The Paradox of Epistemic Risk

uncertainty_fog_mist

Does your attitude to risk change based on the type of uncertainty you harbour? This is a blog post about epistemic and non-epistemic risk.

Here is a quote from theconversation.com:

"Australians [have] an 8.2% chance of being diagnosed with bowel cancer over their lifetime [...] If we assume that a quarter of the Australian population eats 50 grams per day of processed meat, then the lifetime risk for the three-quarters who eat no processed meat would be 7.9% (or about one in 13). For those who eat 50 grams per day, the lifetime risk would be 9.3% (or about one in 11)."

There are at least two ways to interpret the above quote:

Option 1:

  • there is a 9.3% chance of getting bowel cancer for processed meat eaters and a 7.9% chance for non-processed meat eaters; genes don't matter

Option 2:

  • there is a x% chance of having the genes that make you susceptible to bowel cancer
  • if you have the genes that make you susceptible: there is a high chance of getting bowel cancer if you eat meat
  • if you don't have the genes that make you susceptible: it doesn't matter what you do, there is a low chance of getting bowel cancer

In either case, we can assume the marginal probability of getting the illness is the same (i.e., we can adjust the percentages in option 2 to make them the same as option 1).
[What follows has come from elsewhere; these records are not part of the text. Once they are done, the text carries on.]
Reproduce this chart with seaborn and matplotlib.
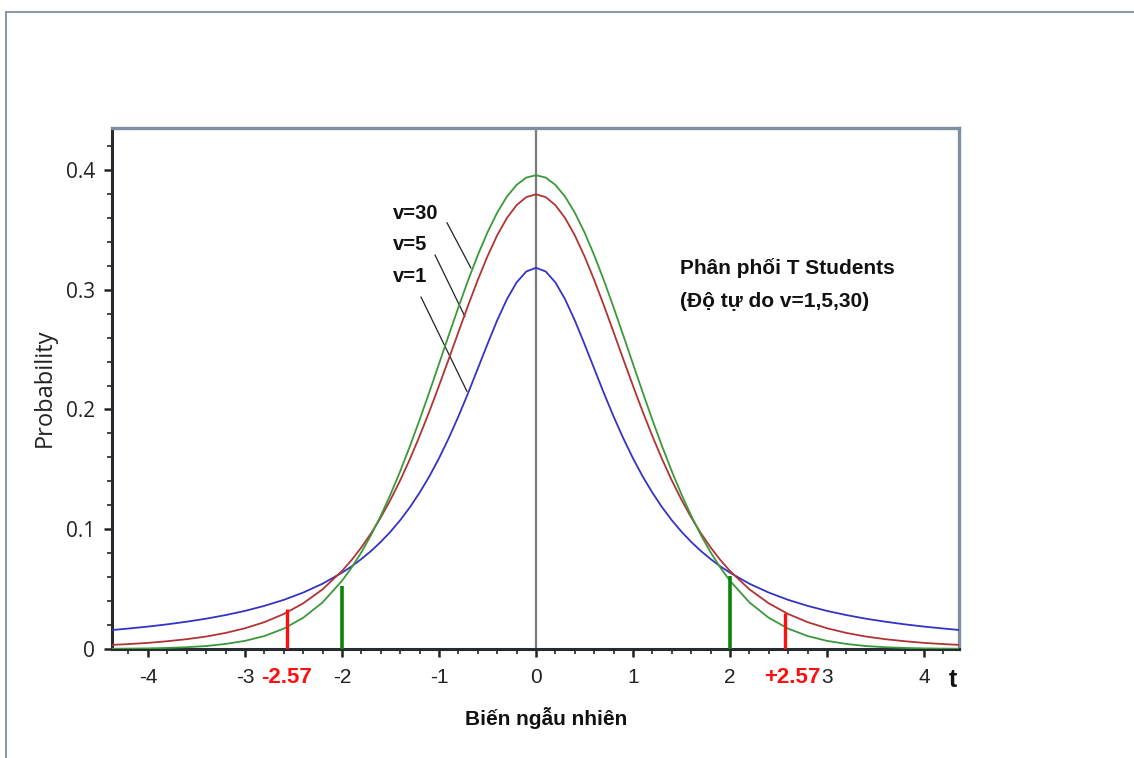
import numpy as np
import pandas as pd
import matplotlib
matplotlib.use("Agg")
import matplotlib.pyplot as plt
from matplotlib.ticker import MultipleLocator
from matplotlib.lines import Line2D
import seaborn as sns

# values
t_vals = [-4.4, -4.2, -4.0, -3.8, -3.6, -3.4, -3.2, -3.0, -2.8, -2.6, -2.4, -2.2,
          -2.0, -1.9, -1.8, -1.7, -1.6, -1.5, -1.4, -1.3, -1.2, -1.1, -1.0,
          -0.9, -0.8, -0.7, -0.6, -0.5, -0.4, -0.3, -0.2, -0.1, 0.0,
          0.1, 0.2, 0.3, 0.4, 0.5, 0.6, 0.7, 0.8, 0.9, 1.0,
          1.1, 1.2, 1.3, 1.4, 1.5, 1.6, 1.7, 1.8, 1.9, 2.0,
          2.2, 2.4, 2.6, 2.8, 3.0, 3.2, 3.4, 3.6, 3.8, 4.0, 4.2, 4.4]

p_v1 = [0.0156, 0.0171, 0.0187, 0.0206, 0.0228, 0.0253, 0.0283, 0.0318, 0.0360, 0.0410, 0.0471, 0.0545,
        0.0637, 0.0690, 0.0751, 0.0818, 0.0894, 0.0979, 0.1075, 0.1183, 0.1305, 0.1440, 0.1592,
        0.1759, 0.1941, 0.2136, 0.2341, 0.2546, 0.2744, 0.2920, 0.3061, 0.3152, 0.3183,
        0.3152, 0.3061, 0.2920, 0.2744, 0.2546, 0.2341, 0.2136, 0.1941, 0.1759, 0.1592,
        0.1440, 0.1305, 0.1183, 0.1075, 0.0979, 0.0894, 0.0818, 0.0751, 0.0690, 0.0637,
        0.0545, 0.0471, 0.0410, 0.0360, 0.0318, 0.0283, 0.0253, 0.0228, 0.0206, 0.0187, 0.0171, 0.0156]

p_v5 = [0.0033, 0.0041, 0.0051, 0.0065, 0.0082, 0.0104, 0.0134, 0.0173, 0.0224, 0.0292, 0.0381, 0.0498,
        0.0651, 0.0743, 0.0848, 0.0966, 0.1098, 0.1245, 0.1407, 0.1585, 0.1777, 0.1981, 0.2197,
        0.2419, 0.2645, 0.2868, 0.3081, 0.3279, 0.3454, 0.3598, 0.3706, 0.3773, 0.3796,
        0.3773, 0.3706, 0.3598, 0.3454, 0.3279, 0.3081, 0.2868, 0.2645, 0.2419, 0.2197,
        0.1981, 0.1777, 0.1585, 0.1407, 0.1245, 0.1098, 0.0966, 0.0848, 0.0743, 0.0651,
        0.0498, 0.0381, 0.0292, 0.0224, 0.0173, 0.0134, 0.0104, 0.0082, 0.0065, 0.0051, 0.0041, 0.0033]

p_v30 = [0.0002, 0.0003, 0.0005, 0.0009, 0.0015, 0.0025, 0.0042, 0.0068, 0.0108, 0.0170, 0.0260, 0.0389,
         0.0569, 0.0680, 0.0807, 0.0951, 0.1112, 0.1290, 0.1483, 0.1692, 0.1913, 0.2143, 0.2380,
         0.2618, 0.2852, 0.3078, 0.3288, 0.3479, 0.3643, 0.3777, 0.3875, 0.3936, 0.3956,
         0.3936, 0.3875, 0.3777, 0.3643, 0.3479, 0.3288, 0.3078, 0.2852, 0.2618, 0.2380,
         0.2143, 0.1913, 0.1692, 0.1483, 0.1290, 0.1112, 0.0951, 0.0807, 0.0680, 0.0569,
         0.0389, 0.0260, 0.0170, 0.0108, 0.0068, 0.0042, 0.0025, 0.0015, 0.0009, 0.0005, 0.0003, 0.0002]

series_names = ["v=1", "v=5", "v=30"]
series_colors = ["#3434c4", "#b03434", "#3a9a3a"]

crit_red = [-2.57, 2.57]
crit_red_h = [0.033, 0.030]
crit_red_labels = ["-2.57", "+2.57"]
crit_red_label_x = [-2.57, 2.64]
crit_green = [-2.0, 2.0]
crit_green_h = [0.053, 0.061]

x_ticks = [-4, -3, -2, -1, 0, 1, 2, 3, 4]
y_ticks = [0, 0.1, 0.2, 0.3, 0.4]
y_ticklabels = ["0", "0.1", "0.2", "0.3", "0.4"]

# label positions for the v=.. tags and their leader lines
tag_pos = [(-1.47, 0.311), (-1.47, 0.3375), (-1.47, 0.364)]
leader_lines = [((-1.186, 0.294), (-0.711, 0.215)),
                ((-1.041, 0.329), (-0.732, 0.2775)),
                ((-0.918, 0.356), (-0.670, 0.318))]

df = pd.DataFrame({
    "t": t_vals * 3,
    "p": p_v1 + p_v5 + p_v30,
    "v": [series_names[0]] * len(t_vals) + [series_names[1]] * len(t_vals) + [series_names[2]] * len(t_vals),
})

sns.set_style("ticks")
plt.rcParams["font.family"] = ["Liberation Sans", "DejaVu Sans"]

fig = plt.figure(figsize=(11.34, 7.58), dpi=100)
ax = fig.add_axes([112 / 1134, 1 - 649 / 758, 847 / 1134, 521 / 758])

ax.axvline(0, color="#7a7a7a", lw=1.6, zorder=1)

sns.lineplot(data=df, x="t", y="p", hue="v", palette=dict(zip(series_names, series_colors)),
             lw=1.3, legend=False, ax=ax, zorder=3)

for xv, h in zip(crit_green, crit_green_h):
    ax.plot([xv, xv], [0, h], color="#0a850a", lw=2.6, zorder=4, solid_capstyle="butt")
for xv, h in zip(crit_red, crit_red_h):
    ax.plot([xv, xv], [0, h], color="#ff1010", lw=2.4, zorder=4, solid_capstyle="butt")

ax.set_xlim(-4.37, 4.36)
ax.set_ylim(0, 0.435)
ax.set_xticks(x_ticks)
ax.set_xticklabels([str(v) for v in x_ticks])
ax.set_yticks(y_ticks)
ax.set_yticklabels(y_ticklabels)
ax.xaxis.set_minor_locator(MultipleLocator(0.2))
ax.yaxis.set_minor_locator(MultipleLocator(0.02))
ax.set_xlabel("")
ax.set_ylabel("")

ax.tick_params(which="major", direction="out", length=6, width=1.8, color="#222222",
               labelsize=15, labelcolor="#222222")
ax.tick_params(axis="x", which="major", pad=8)
ax.tick_params(axis="y", which="major", pad=6)
ax.tick_params(which="minor", direction="out", length=3.5, width=1.2, color="#222222")
for lab in ax.get_yticklabels():
    lab.set_fontfamily(["Open Sans", "DejaVu Sans"])

for side in ["left", "bottom"]:
    ax.spines[side].set_color("#262b33")
    ax.spines[side].set_linewidth(2.2)
for side in ["top", "right"]:
    ax.spines[side].set_visible(True)
    ax.spines[side].set_color("#7f8fa2")
    ax.spines[side].set_linewidth(2.4)

for name, (tx, ty) in zip(series_names, tag_pos):
    ax.text(tx, ty, name, fontsize=14.5, fontweight="bold", color="#111111", va="center", ha="left")
for (x0, y0), (x1, y1) in leader_lines:
    ax.plot([x0, x1], [y0, y1], color="#222222", lw=0.9, zorder=2)

ax.text(1.485, 0.318, "Phân phối T Students", fontsize=15, fontweight="bold",
        color="#111111", va="center", ha="left")
ax.text(1.485, 0.290, "(Độ tự do v=1,5,30)", fontsize=15, fontweight="bold",
        color="#111111", va="center", ha="left")

xt = ax.get_xaxis_transform()
for xv, lab in zip(crit_red_label_x, crit_red_labels):
    ax.text(xv, -0.054, lab, transform=xt, fontsize=16, fontweight="bold", color="#ff1010",
            ha="center", va="center")
ax.text(4.3, -0.060, "t", transform=xt, fontsize=18, fontweight="bold", color="#111111",
        ha="center", va="center")

fig.text(546 / 1134, 1 - 718 / 758, "Biến ngẫu nhiên", fontsize=15, fontweight="bold",
         color="#111111", ha="center", va="center")
fig.text(45 / 1134, 1 - 388 / 758, "Probability", fontsize=17, rotation=90,
         family=["Open Sans", "DejaVu Sans"], color="#222222", ha="center", va="center")

# outer frame of the original slide
fig.add_artist(Line2D([6 / 1134, 1.0], [1 - 12 / 758, 1 - 12 / 758], transform=fig.transFigure,
                      color="#8797a8", lw=1.4))
fig.add_artist(Line2D([6 / 1134, 6 / 1134], [0.0, 1 - 12 / 758], transform=fig.transFigure,
                      color="#8797a8", lw=1.4))

fig.savefig("out.png", dpi=100)
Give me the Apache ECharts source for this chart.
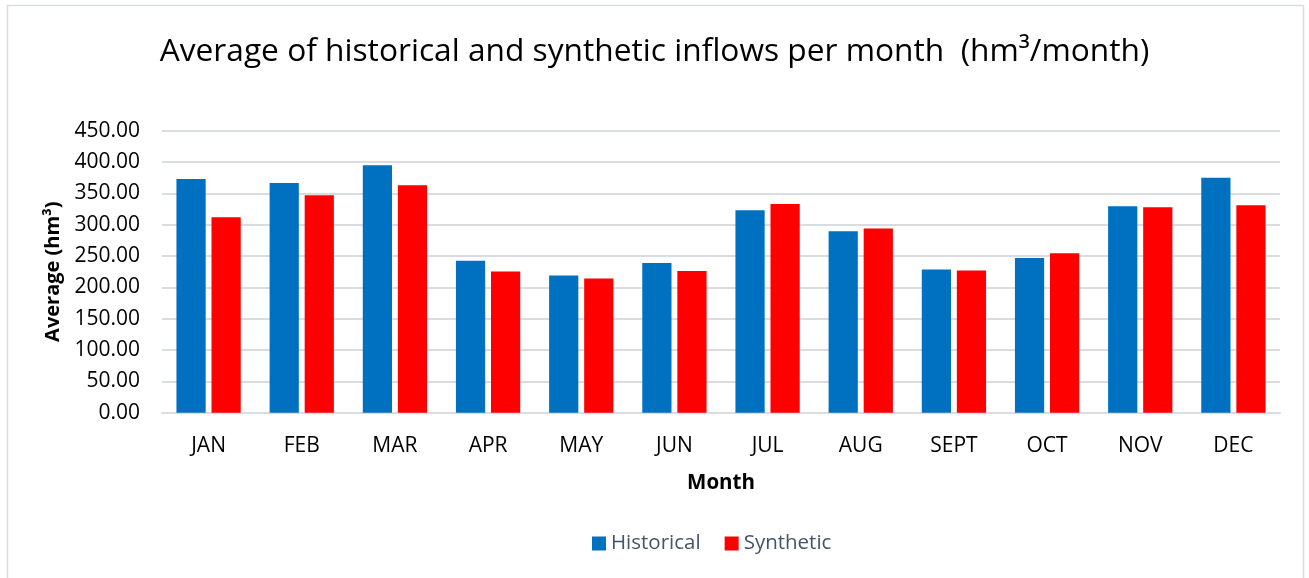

If you're a processed meat eater, look at Option 1 and think to yourself: is never eating bacon or a burger again worth 1.6 percentage points reduction in risk? I'm not sure what my answer is, which means that the choices are fairly balanced for me.

Now look at Option 2. Does your answer change? For a rational agent it should not change. My inner monologue for Option 2 goes as follows: if I have the bad genes, then I'm definitely screwing myself over by eating processed meat, and I want to avoid doing that.

But you don't get to know what genes you have (at least, not yet, that will probably change in the next few years), so the main source of risk is epistemic. That is, you already have the genes that you have (tautological though it is to say), you just don't know which kind you have.

Here's what I think is going on: as we go about our lives we have to "satisfice" which means that we focus on actions that are expected to make big differences and try to avoid fiddling at the margins. Option 1 looks a lot like fiddling at the margins to me. Option 2 instead gives me more control: if I have the bad genes then I'm in much greater control over the risk of a terrible illness. But the greater control is illusionary: as long as I remain uncertain about the state of my genes, the utility of eating or not eating processed meat is the same for both Option 1 and Option 2. I call this the paradox of epistemic risk.